Material
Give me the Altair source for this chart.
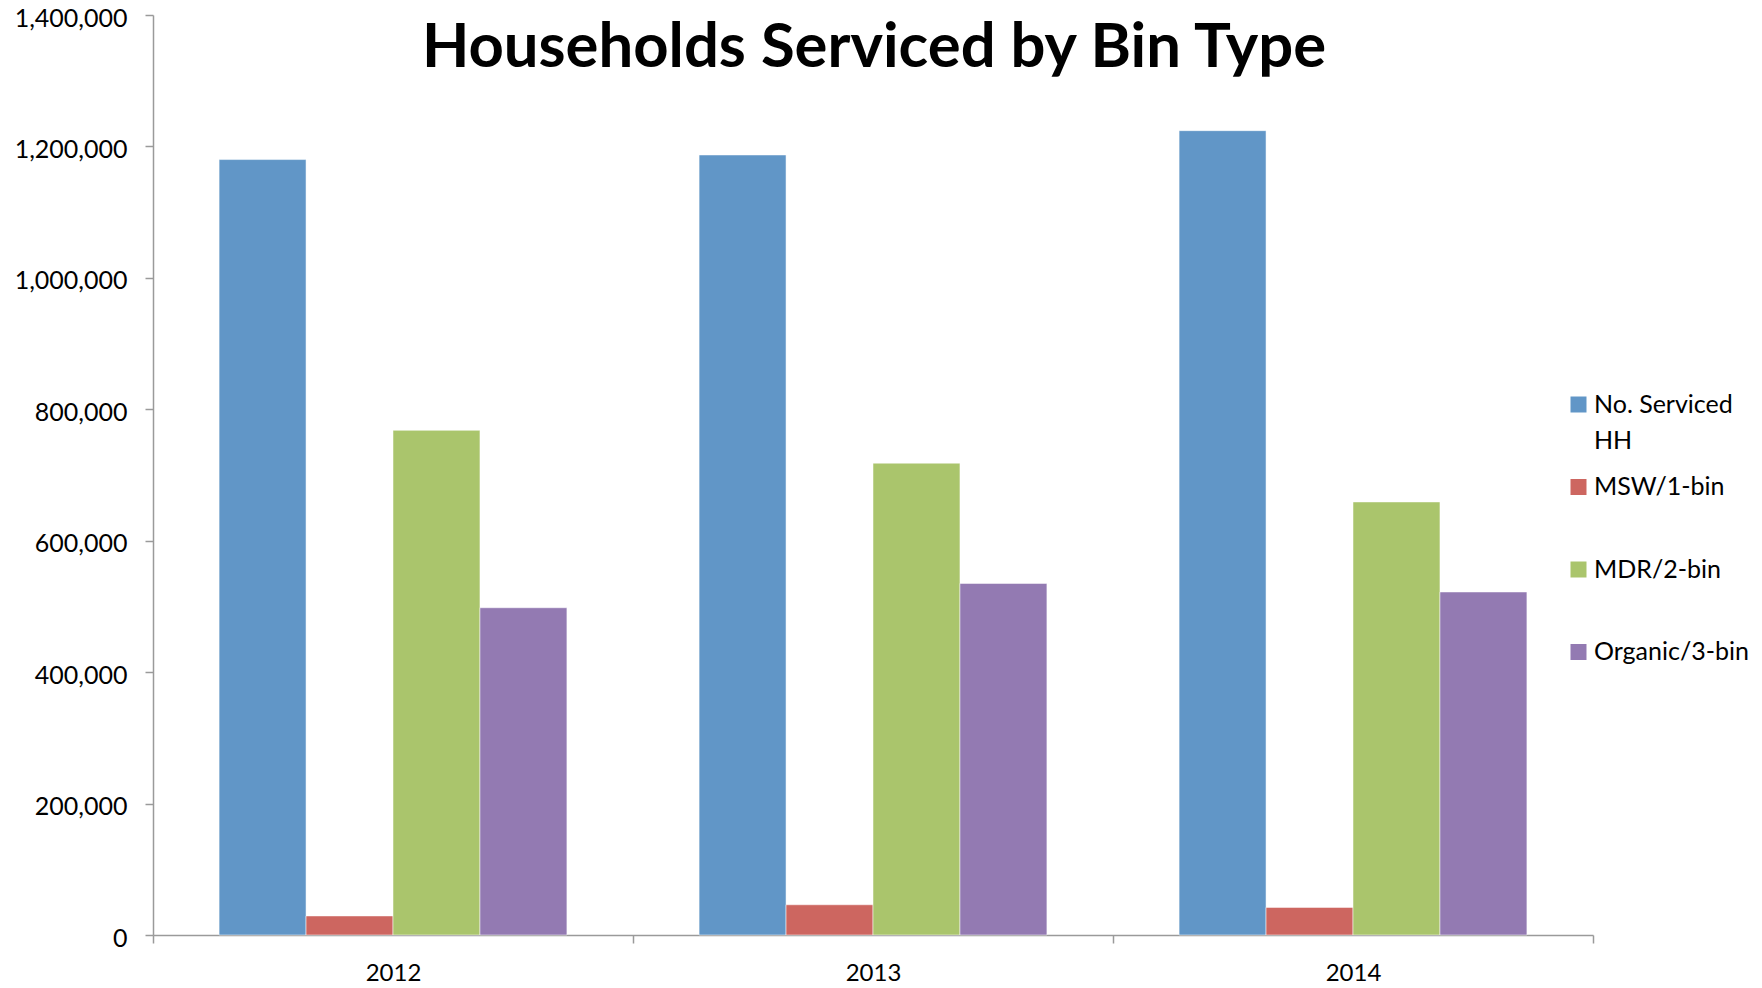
import altair as alt
import pandas as pd

title_text = "Households Serviced by Bin Type"
years = ["2012", "2013", "2014"]
series = ["No. Serviced HH", "MSW/1-bin", "MDR/2-bin", "Organic/3-bin"]
serviced_hh = [1180000, 1187000, 1224000]
msw_1bin = [29000, 46000, 42000]
mdr_2bin = [768000, 718000, 659000]
organic_3bin = [498000, 535000, 522000]
colors = ["#6196C7", "#CD6660", "#AAC56C", "#937AB2"]
y_ticks = [0, 200000, 400000, 600000, 800000, 1000000, 1200000, 1400000]

rows = []
for name, vals in zip(series, [serviced_hh, msw_1bin, mdr_2bin, organic_3bin]):
    for yr, v in zip(years, vals):
        rows.append({"Year": yr, "Series": name, "Value": v})
df = pd.DataFrame(rows)

FONT = "Lato"

bars = alt.Chart(df).mark_bar(stroke="#ffffff", strokeOpacity=0.5, strokeWidth=1).encode(
    x=alt.X("Year:N", sort=years, title=None,
            scale=alt.Scale(paddingInner=0, paddingOuter=0),
            axis=alt.Axis(labelAngle=0, tickBand="extent", tickSize=8,
                          labelPadding=18, labelFontSize=24, labelFont=FONT,
                          labelLineHeight=24,
                          labelColor="#000000", domainColor="#9a9a9a",
                          tickColor="#9a9a9a", domainWidth=1.5, tickWidth=1.5)),
    xOffset=alt.XOffset("Series:N", sort=series,
                        scale=alt.Scale(paddingInner=0, paddingOuter=0.76)),
    y=alt.Y("Value:Q", title=None,
            scale=alt.Scale(domain=[0, 1400000], nice=False),
            axis=alt.Axis(values=y_ticks, format=",d", grid=False, tickSize=8,
                          labelPadding=18, labelFontSize=25, labelFont=FONT,
                          labelLineHeight=25, labelOffset=3,
                          labelColor="#000000", domainColor="#9a9a9a",
                          tickColor="#9a9a9a", domainWidth=1.5, tickWidth=1.5)),
    color=alt.Color("Series:N", sort=series,
                    scale=alt.Scale(domain=series, range=colors),
                    legend=alt.Legend(
                        title=None, orient="none", legendX=1413, legendY=377,
                        symbolType="square", symbolSize=256, symbolStrokeWidth=0,
                        labelFont=FONT, labelFontSize=25, labelColor="#000000",
                        labelOffset=3, labelLimit=400, rowPadding=20.5,
                        labelBaseline="middle",
                        labelExpr="datum.label == 'No. Serviced HH' ? ['No. Serviced', 'HH'] : [datum.label, ' ']",
                    )),
)

title = alt.Chart(pd.DataFrame({"t": [title_text]})).mark_text(
    font=FONT, fontSize=61.6, fontWeight="bold", color="#000000",
    align="center", baseline="alphabetic", lineHeight=62,
).encode(text="t:N", x=alt.value(721), y=alt.value(52))

chart = alt.layer(bars, title).properties(
    width=1440,
    height=920,
    autosize=alt.AutoSizeParams(type="none"),
    padding={"left": 145, "top": 7, "right": 161, "bottom": 52},
).configure(
    background="#ffffff",
    view=alt.ViewConfig(stroke="transparent", strokeWidth=0),
    style={"guide-label": {"lineHeight": 36}},
)

chart.save("out.html", embed_options={"renderer": "svg", "actions": False})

Stated exercise
Output an exact copy of the material, with the pictures removed.

Result for this exercise
Give me the Altair source for this chart.
import altair as alt
import pandas as pd

title_text = "Households Serviced by Bin Type"
years = ["2012", "2013", "2014"]
series = ["No. Serviced HH", "MSW/1-bin", "MDR/2-bin", "Organic/3-bin"]
serviced_hh = [1180000, 1187000, 1224000]
msw_1bin = [29000, 46000, 42000]
mdr_2bin = [768000, 718000, 659000]
organic_3bin = [498000, 535000, 522000]
colors = ["#6196C7", "#CD6660", "#AAC56C", "#937AB2"]
y_ticks = [0, 200000, 400000, 600000, 800000, 1000000, 1200000, 1400000]

rows = []
for name, vals in zip(series, [serviced_hh, msw_1bin, mdr_2bin, organic_3bin]):
    for yr, v in zip(years, vals):
        rows.append({"Year": yr, "Series": name, "Value": v})
df = pd.DataFrame(rows)

FONT = "Lato"

bars = alt.Chart(df).mark_bar(stroke="#ffffff", strokeOpacity=0.5, strokeWidth=1).encode(
    x=alt.X("Year:N", sort=years, title=None,
            scale=alt.Scale(paddingInner=0, paddingOuter=0),
            axis=alt.Axis(labelAngle=0, tickBand="extent", tickSize=8,
                          labelPadding=18, labelFontSize=24, labelFont=FONT,
                          labelLineHeight=24,
                          labelColor="#000000", domainColor="#9a9a9a",
                          tickColor="#9a9a9a", domainWidth=1.5, tickWidth=1.5)),
    xOffset=alt.XOffset("Series:N", sort=series,
                        scale=alt.Scale(paddingInner=0, paddingOuter=0.76)),
    y=alt.Y("Value:Q", title=None,
            scale=alt.Scale(domain=[0, 1400000], nice=False),
            axis=alt.Axis(values=y_ticks, format=",d", grid=False, tickSize=8,
                          labelPadding=18, labelFontSize=25, labelFont=FONT,
                          labelLineHeight=25, labelOffset=3,
                          labelColor="#000000", domainColor="#9a9a9a",
                          tickColor="#9a9a9a", domainWidth=1.5, tickWidth=1.5)),
    color=alt.Color("Series:N", sort=series,
                    scale=alt.Scale(domain=series, range=colors),
                    legend=alt.Legend(
                        title=None, orient="none", legendX=1413, legendY=377,
                        symbolType="square", symbolSize=256, symbolStrokeWidth=0,
                        labelFont=FONT, labelFontSize=25, labelColor="#000000",
                        labelOffset=3, labelLimit=400, rowPadding=20.5,
                        labelBaseline="middle",
                        labelExpr="datum.label == 'No. Serviced HH' ? ['No. Serviced', 'HH'] : [datum.label, ' ']",
                    )),
)

title = alt.Chart(pd.DataFrame({"t": [title_text]})).mark_text(
    font=FONT, fontSize=61.6, fontWeight="bold", color="#000000",
    align="center", baseline="alphabetic", lineHeight=62,
).encode(text="t:N", x=alt.value(721), y=alt.value(52))

chart = alt.layer(bars, title).properties(
    width=1440,
    height=920,
    autosize=alt.AutoSizeParams(type="none"),
    padding={"left": 145, "top": 7, "right": 161, "bottom": 52},
).configure(
    background="#ffffff",
    view=alt.ViewConfig(stroke="transparent", strokeWidth=0),
    style={"guide-label": {"lineHeight": 36}},
)

chart.save("out.html", embed_options={"renderer": "svg", "actions": False})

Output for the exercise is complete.